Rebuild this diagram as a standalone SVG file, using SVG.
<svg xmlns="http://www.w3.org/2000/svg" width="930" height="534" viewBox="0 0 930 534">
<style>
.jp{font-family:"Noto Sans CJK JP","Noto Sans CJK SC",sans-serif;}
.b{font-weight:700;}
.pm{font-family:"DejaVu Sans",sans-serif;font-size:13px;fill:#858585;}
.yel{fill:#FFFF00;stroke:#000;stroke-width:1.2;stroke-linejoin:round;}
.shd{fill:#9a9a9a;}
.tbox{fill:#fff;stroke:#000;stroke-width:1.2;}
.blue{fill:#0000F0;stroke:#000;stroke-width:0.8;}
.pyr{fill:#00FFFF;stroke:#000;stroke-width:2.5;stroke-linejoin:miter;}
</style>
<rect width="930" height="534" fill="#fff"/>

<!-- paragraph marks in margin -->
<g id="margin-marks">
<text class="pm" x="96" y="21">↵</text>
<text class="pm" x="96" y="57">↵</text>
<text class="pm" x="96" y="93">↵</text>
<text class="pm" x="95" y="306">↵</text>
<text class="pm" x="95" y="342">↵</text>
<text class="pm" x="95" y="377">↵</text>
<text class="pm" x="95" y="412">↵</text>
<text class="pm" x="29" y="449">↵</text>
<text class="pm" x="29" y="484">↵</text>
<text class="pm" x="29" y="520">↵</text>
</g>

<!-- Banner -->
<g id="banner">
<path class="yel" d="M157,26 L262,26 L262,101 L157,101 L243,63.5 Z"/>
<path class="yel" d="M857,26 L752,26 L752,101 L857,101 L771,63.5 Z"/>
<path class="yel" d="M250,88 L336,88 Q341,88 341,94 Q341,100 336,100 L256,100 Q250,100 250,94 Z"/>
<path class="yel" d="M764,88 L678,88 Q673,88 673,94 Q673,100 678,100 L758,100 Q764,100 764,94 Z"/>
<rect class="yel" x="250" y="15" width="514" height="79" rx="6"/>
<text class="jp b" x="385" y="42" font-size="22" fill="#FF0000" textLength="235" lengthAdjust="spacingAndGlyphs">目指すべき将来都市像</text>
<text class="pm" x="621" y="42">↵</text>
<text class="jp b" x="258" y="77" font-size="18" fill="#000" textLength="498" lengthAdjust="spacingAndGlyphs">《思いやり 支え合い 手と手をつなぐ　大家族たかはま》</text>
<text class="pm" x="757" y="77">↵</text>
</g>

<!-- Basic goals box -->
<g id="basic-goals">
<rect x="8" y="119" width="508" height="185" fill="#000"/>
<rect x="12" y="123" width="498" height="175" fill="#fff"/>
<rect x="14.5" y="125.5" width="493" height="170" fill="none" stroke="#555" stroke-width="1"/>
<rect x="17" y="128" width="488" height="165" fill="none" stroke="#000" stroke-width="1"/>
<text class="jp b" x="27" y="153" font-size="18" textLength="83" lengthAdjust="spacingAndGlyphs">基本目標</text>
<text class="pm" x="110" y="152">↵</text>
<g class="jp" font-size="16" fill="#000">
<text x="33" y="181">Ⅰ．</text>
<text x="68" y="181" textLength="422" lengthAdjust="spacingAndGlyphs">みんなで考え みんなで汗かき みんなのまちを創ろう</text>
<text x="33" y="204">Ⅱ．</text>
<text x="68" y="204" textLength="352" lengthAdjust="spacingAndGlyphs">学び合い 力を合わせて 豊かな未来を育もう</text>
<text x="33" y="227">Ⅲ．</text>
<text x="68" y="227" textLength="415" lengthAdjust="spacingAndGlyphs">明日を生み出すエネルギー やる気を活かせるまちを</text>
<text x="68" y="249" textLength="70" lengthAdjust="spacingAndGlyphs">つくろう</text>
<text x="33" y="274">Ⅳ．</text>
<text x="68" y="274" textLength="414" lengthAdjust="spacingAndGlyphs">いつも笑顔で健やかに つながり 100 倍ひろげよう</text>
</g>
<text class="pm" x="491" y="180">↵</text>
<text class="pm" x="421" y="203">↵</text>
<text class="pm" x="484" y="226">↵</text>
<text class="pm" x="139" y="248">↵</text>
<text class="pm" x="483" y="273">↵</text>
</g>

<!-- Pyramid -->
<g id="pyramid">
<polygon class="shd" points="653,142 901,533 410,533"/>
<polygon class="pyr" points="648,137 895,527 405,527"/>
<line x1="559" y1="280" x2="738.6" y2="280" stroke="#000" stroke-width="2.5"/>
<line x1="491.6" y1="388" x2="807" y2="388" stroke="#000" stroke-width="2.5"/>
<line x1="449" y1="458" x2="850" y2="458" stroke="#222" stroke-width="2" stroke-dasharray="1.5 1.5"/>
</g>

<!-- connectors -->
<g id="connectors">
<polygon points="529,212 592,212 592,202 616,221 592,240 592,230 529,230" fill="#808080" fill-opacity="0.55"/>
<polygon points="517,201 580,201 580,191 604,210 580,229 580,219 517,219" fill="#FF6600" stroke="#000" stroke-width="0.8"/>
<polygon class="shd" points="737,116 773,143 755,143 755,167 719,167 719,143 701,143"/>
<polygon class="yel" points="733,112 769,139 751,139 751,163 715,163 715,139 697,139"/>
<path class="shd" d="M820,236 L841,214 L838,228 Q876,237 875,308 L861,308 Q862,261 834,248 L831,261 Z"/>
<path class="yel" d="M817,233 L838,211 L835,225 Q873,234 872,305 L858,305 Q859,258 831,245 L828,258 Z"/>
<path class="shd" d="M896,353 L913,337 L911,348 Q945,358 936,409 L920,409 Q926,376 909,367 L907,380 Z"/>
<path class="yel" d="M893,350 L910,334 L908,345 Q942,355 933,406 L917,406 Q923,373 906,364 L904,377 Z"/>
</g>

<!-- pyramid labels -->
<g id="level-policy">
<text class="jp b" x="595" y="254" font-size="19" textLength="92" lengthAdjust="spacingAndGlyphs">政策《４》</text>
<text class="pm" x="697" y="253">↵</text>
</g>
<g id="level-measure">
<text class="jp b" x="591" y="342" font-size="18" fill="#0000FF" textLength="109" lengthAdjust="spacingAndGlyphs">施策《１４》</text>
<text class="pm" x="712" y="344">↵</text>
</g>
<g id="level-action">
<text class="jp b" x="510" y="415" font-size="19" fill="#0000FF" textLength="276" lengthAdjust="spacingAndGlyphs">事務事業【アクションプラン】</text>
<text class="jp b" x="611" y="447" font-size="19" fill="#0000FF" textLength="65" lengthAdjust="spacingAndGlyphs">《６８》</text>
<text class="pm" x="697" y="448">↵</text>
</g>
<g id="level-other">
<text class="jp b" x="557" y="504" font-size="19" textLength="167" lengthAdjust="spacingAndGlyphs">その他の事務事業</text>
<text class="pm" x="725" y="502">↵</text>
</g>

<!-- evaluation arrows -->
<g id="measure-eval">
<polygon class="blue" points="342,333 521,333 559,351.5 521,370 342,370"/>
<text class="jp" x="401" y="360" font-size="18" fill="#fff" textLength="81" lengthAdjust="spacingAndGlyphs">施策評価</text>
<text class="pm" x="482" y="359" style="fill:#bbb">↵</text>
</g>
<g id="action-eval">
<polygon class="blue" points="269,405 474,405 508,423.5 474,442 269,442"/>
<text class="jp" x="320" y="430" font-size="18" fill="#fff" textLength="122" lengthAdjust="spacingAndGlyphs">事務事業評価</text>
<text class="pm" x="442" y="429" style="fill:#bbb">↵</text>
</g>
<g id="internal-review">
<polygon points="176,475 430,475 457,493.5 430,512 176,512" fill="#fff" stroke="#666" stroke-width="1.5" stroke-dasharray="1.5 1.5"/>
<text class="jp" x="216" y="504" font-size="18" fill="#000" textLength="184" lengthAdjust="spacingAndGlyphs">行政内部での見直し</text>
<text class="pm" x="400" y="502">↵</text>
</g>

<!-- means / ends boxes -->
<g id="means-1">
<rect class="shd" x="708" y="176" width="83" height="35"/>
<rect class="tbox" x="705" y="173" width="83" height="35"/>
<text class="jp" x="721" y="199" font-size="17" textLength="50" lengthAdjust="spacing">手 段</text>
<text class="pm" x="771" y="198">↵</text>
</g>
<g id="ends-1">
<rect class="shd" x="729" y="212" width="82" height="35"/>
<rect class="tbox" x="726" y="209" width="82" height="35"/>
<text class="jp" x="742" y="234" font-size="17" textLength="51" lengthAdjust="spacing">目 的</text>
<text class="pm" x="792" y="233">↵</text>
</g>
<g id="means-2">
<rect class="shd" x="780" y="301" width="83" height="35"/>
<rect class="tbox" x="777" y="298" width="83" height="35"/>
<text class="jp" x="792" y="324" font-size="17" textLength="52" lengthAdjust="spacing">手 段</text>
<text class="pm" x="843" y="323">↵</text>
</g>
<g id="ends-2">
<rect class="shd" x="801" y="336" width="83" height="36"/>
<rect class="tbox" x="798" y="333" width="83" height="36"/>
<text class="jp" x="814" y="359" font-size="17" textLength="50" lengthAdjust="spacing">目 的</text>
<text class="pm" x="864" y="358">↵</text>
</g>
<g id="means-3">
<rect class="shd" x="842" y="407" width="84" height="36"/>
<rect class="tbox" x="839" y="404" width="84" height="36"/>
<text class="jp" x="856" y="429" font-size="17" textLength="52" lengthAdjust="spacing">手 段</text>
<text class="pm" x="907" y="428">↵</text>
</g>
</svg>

▬▬▬▬▬▬▬▬▬▬

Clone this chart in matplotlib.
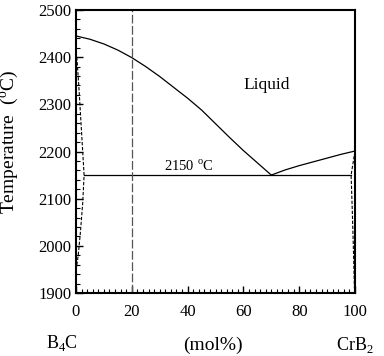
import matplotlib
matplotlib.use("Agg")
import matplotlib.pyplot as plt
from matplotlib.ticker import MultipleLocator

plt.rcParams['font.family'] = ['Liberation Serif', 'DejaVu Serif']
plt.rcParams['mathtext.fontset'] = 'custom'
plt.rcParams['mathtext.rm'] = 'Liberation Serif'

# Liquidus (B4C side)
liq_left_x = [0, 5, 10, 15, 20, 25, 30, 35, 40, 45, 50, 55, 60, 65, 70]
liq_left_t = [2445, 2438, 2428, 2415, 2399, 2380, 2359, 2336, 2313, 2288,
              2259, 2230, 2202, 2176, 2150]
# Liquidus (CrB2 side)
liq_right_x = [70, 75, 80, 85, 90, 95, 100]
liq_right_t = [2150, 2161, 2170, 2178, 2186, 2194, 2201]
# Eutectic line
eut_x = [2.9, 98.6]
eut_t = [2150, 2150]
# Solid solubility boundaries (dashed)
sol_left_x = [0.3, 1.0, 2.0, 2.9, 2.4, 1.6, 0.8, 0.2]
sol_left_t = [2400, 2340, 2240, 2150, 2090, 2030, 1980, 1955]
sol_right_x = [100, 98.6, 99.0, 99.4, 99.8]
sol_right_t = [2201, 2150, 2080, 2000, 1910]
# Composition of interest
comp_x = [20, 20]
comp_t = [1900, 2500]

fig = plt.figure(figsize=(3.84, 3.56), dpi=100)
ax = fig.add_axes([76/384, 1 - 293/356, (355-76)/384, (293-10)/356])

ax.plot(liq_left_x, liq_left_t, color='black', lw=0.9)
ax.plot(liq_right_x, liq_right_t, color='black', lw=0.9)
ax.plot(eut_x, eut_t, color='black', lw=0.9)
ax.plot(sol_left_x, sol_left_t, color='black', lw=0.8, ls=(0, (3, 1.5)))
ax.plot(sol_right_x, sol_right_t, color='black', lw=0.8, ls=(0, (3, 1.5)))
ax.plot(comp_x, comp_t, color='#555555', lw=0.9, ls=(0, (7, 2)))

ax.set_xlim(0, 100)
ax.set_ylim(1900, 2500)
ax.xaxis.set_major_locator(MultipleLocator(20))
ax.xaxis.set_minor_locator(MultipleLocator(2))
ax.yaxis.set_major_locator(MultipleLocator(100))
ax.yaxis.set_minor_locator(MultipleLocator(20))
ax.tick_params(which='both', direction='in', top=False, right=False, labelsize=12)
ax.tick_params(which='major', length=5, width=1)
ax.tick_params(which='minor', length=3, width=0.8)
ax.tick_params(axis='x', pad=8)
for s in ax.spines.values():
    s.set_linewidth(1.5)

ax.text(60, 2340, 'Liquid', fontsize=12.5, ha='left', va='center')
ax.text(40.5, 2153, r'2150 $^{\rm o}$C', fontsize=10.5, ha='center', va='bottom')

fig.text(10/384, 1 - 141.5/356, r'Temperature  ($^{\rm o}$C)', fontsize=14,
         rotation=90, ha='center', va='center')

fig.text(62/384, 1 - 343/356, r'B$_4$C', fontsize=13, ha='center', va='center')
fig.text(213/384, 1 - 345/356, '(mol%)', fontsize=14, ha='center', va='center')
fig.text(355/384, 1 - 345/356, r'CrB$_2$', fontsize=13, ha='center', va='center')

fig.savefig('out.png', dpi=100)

▬▬▬▬▬▬▬▬▬▬

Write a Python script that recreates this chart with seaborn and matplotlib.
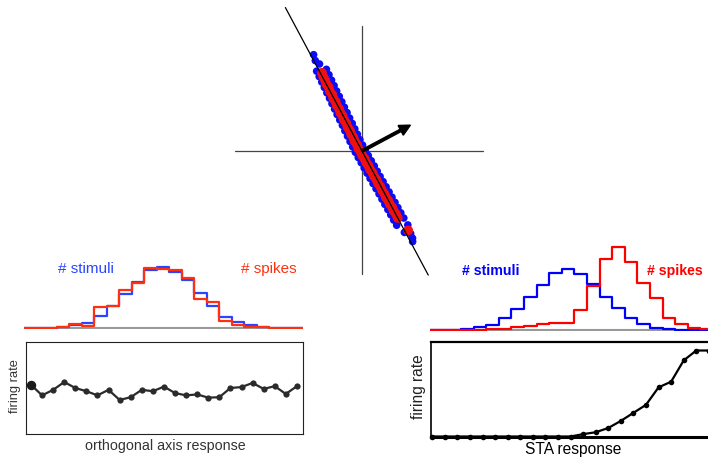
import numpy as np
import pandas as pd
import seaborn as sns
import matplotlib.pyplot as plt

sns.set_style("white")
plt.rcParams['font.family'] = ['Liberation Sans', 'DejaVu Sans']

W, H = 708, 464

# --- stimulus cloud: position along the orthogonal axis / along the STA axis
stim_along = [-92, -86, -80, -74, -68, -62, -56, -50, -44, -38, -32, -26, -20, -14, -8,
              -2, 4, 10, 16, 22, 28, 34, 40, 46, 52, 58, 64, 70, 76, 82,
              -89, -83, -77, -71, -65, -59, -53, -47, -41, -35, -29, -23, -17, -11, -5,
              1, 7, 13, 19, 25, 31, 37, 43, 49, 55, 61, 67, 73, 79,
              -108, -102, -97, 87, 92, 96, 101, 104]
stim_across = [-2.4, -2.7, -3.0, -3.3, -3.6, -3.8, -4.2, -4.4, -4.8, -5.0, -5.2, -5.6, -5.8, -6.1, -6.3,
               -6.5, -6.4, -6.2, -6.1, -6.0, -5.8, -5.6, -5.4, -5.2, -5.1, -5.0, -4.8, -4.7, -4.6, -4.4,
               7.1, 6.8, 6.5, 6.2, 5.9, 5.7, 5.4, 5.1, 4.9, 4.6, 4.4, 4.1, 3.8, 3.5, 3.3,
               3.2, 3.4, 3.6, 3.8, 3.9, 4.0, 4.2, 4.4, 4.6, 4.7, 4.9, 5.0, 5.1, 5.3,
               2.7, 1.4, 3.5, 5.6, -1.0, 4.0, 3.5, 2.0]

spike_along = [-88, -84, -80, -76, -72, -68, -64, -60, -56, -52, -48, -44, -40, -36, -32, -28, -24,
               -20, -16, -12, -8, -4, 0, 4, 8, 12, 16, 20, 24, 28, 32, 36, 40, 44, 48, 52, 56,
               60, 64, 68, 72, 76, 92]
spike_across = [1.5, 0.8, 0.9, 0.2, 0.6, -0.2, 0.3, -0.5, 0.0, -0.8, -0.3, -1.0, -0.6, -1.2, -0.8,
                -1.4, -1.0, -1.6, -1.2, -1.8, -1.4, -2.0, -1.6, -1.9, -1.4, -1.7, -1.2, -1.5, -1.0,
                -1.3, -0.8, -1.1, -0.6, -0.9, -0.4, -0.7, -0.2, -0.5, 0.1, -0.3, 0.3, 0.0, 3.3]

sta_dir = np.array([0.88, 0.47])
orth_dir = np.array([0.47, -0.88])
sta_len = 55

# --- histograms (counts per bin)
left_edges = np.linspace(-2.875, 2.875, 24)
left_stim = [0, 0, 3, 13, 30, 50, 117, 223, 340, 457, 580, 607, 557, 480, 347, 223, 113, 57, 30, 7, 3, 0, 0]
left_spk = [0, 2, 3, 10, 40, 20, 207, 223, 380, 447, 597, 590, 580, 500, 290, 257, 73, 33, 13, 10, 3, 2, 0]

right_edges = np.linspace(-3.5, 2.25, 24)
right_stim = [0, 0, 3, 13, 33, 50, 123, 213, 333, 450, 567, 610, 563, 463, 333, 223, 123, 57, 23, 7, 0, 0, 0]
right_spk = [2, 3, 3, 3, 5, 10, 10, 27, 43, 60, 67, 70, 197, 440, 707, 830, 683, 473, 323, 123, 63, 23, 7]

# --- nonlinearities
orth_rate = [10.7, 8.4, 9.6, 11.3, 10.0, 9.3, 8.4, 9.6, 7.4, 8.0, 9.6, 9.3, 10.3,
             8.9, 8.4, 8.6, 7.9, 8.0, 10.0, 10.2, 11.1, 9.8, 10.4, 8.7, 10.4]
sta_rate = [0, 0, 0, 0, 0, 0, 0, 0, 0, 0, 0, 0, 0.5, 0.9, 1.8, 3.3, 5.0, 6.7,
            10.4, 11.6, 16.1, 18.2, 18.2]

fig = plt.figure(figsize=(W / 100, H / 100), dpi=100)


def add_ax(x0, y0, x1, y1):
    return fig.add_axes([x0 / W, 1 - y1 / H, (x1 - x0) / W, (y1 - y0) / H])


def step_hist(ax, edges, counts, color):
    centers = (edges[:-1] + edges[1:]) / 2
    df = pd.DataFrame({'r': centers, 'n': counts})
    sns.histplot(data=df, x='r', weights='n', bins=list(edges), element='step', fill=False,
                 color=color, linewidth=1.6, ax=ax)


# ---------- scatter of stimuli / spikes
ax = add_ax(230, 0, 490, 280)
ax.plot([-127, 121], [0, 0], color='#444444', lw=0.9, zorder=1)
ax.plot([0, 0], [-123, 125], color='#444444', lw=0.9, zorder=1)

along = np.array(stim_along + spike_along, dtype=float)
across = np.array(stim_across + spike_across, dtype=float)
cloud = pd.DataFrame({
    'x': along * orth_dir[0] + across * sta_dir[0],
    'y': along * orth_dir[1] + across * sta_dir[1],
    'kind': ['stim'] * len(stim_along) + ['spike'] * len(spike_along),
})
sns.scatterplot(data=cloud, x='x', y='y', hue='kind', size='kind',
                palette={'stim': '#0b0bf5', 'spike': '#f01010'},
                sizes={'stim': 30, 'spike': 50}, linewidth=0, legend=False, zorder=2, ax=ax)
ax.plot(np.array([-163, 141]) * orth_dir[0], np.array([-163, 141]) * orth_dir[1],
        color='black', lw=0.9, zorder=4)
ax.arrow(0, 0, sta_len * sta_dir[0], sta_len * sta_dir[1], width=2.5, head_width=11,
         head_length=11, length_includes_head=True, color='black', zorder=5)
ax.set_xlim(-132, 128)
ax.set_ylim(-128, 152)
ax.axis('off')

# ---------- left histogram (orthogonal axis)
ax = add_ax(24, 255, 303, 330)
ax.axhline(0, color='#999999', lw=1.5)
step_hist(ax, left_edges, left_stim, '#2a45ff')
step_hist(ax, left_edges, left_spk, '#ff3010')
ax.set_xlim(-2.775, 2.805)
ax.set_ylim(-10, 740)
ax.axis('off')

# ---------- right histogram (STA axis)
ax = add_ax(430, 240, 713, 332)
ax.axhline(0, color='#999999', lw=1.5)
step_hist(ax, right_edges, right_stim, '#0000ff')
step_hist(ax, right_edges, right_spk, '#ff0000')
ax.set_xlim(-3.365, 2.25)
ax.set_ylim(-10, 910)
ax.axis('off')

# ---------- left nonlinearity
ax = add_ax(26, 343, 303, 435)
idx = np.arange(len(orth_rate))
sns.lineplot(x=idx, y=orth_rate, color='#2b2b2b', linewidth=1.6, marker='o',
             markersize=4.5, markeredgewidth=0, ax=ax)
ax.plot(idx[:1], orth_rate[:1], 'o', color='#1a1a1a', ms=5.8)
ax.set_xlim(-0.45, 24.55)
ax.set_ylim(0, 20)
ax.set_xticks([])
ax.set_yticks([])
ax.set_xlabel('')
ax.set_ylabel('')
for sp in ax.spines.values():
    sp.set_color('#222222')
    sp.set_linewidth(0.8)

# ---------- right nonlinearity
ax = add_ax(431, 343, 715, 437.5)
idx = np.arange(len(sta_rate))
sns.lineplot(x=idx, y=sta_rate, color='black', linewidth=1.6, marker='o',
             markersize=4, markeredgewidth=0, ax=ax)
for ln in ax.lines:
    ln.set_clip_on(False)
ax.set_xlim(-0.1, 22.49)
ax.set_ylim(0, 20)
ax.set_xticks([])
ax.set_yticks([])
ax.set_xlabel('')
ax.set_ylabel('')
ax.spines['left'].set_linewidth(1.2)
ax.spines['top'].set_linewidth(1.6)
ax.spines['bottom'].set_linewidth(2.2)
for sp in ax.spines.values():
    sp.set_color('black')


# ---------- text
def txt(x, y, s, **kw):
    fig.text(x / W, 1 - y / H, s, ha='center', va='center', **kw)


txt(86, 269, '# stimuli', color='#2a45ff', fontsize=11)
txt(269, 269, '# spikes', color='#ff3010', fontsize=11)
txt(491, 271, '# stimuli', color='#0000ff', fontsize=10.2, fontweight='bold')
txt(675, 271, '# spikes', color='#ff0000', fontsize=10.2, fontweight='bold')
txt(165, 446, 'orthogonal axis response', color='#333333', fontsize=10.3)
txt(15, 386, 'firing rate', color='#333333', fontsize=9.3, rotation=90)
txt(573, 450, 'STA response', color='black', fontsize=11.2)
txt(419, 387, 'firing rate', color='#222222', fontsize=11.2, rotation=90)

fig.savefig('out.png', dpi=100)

▬▬▬▬▬▬▬▬▬▬

▶ **Work instructions**: From the entries above, copy exactly the lines starting at the one with "Clone this chart in matplotlib." and stopping at the one with "plt.rcParams['mathtext.rm'] = 'Liberation", keeping both ends. Drop the pictures.

▶ **Answer to the problem**:
Clone this chart in matplotlib.
import matplotlib
matplotlib.use("Agg")
import matplotlib.pyplot as plt
from matplotlib.ticker import MultipleLocator

plt.rcParams['font.family'] = ['Liberation Serif', 'DejaVu Serif']
plt.rcParams['mathtext.fontset'] = 'custom'
plt.rcParams['mathtext.rm'] = 'Liberation Serif'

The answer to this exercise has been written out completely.